One week before that incident, the Sudanese government revealed that it had uncovered a military insurgency led by 15 army officers with connections to the Asmara-based SNDA. The insurgency was attempting to take over or destroy Port Sudan, the most strategic Sudanese area. Meanwhile, the Eritrea-based armed wing of the SNDA continued its attacks on Sudanese army and police posts in eastern Sudan, close to the Eritrean border. So far, the Iranian initiative has succeeded in thwarting these attempts to destabilize Sudan, but the enemies of the nation of Sudan are reorganizing their ranks. Most of the forces of the SPLA have moved to east Sudan, Ethiopia, and Eritrea.
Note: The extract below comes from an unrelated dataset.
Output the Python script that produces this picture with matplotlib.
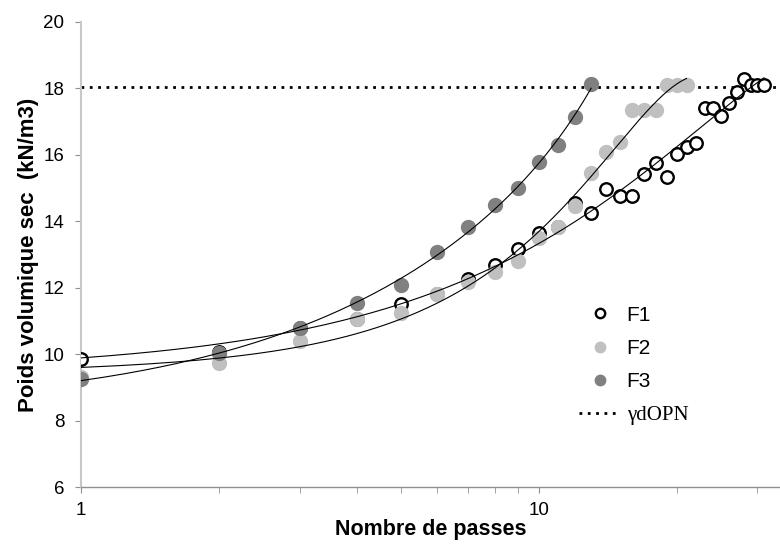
import matplotlib.pyplot as plt
from matplotlib.ticker import FixedLocator, NullFormatter
import numpy as np

# nombre de passes / poids volumique sec (kN/m3)
passes_f1 = np.arange(1, 32)
f1 = [9.85, 10.06, 10.8, 11.05, 11.5, 11.8, 12.26, 12.68, 13.16, 13.64,
      13.83, 14.55, 14.25, 14.97, 14.76, 14.76, 15.42, 15.75, 15.33, 16.02,
      16.23, 16.36, 17.4, 17.4, 17.16, 17.56, 17.89, 18.28, 18.1, 18.1, 18.1]

passes_f2 = np.arange(1, 22)
f2 = [9.3, 9.73, 10.39, 11.05, 11.23, 11.8, 12.17, 12.47, 12.8, 13.5,
      13.83, 14.45, 15.45, 16.1, 16.4, 17.35, 17.35, 17.35, 18.1, 18.1, 18.1]

passes_f3 = np.arange(1, 14)
f3 = [9.25, 10.03, 10.78, 11.54, 12.08, 13.07, 13.83, 14.49, 15.0, 15.78,
      16.3, 17.14, 18.13]

gamma_dopn = 18.05

c_f2 = '#c0c0c0'
c_f3 = '#808080'

fig = plt.figure(figsize=(7.8, 5.46), dpi=100)
ax = fig.add_axes([81/780, 1-487/546, (780-81)/780, (487-22)/546])

ax.plot(passes_f1, f1, 'o', ms=9, mfc='white', mec='black', mew=1.7, ls='none', zorder=3, label='F1')
ax.plot(passes_f2, f2, 'o', ms=10, mfc=c_f2, mec=c_f2, mew=1.0, ls='none', zorder=4, label='F2')
ax.plot(passes_f3, f3, 'o', ms=10, mfc=c_f3, mec=c_f3, mew=1.0, ls='none', zorder=5, label='F3')

# courbes de tendance (polynome)
for xs, ys, deg in [(passes_f1, f1, 2), (passes_f2, f2, 3), (passes_f3, f3, 3)]:
    p = np.polyfit(xs, ys, deg)
    xx = np.linspace(xs[0], xs[-1], 200)
    ax.plot(xx, np.polyval(p, xx), color='black', lw=0.8, zorder=6)

ax.axhline(gamma_dopn, color='black', lw=2, ls=(0, (1, 2)), zorder=2, label='\u03b3dOPN')

ax.set_xscale('log')
ax.set_xlim(1, 33.6)
ax.set_ylim(6, 20)
ax.set_yticks(np.arange(6, 21, 2))
ax.xaxis.set_major_locator(FixedLocator([1, 10]))
ax.set_xticklabels(['1', '10'])
ax.xaxis.set_minor_locator(FixedLocator([2, 3, 4, 5, 6, 7, 8, 9, 20, 30]))
ax.xaxis.set_minor_formatter(NullFormatter())

for s in ['top', 'right']:
    ax.spines[s].set_visible(False)
ax.spines['left'].set_color('#c8c8c8')
ax.spines['left'].set_linewidth(1.5)
ax.spines['bottom'].set_color('#909090')
ax.spines['bottom'].set_linewidth(1.0)

ax.tick_params(axis='both', which='both', direction='out', color='#909090', length=4,
               labelsize=13.5, labelfontfamily='Liberation Sans')
ax.tick_params(axis='y', pad=8)
ax.tick_params(axis='x', pad=7)

ax.set_xlabel('Nombre de passes', fontsize=15.5, fontweight='bold', family='Liberation Sans', labelpad=0)
ax.set_ylabel('Poids volumique sec  (kN/m3)', fontsize=16, fontweight='bold', family='Liberation Sans', labelpad=3)

leg = ax.legend(loc='upper left', bbox_to_anchor=(560/780, 1-287/546), bbox_transform=fig.transFigure,
                frameon=False, handlelength=2.0, handletextpad=0.3, labelspacing=0.68,
                markerscale=0.75, prop={'family': 'Liberation Sans', 'size': 15})
for t in leg.get_texts():
    if t.get_text() == '\u03b3dOPN':
        t.set_family('Liberation Serif')

fig.savefig('out.png', dpi=100)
For the moment, the British plans aiming at destroying Sudan through an alliance among Eritrea, Ethiopea, and Uganda, and also through wrecking Kenyan-Sudanese and Egyptian-Sudanese relations, have been stalled. This gives the nations of east Africa the chance to rebuild their economies and resist the international oligarchy, which has for so long attempted to get its hands on the wealth and labor power of the African nations.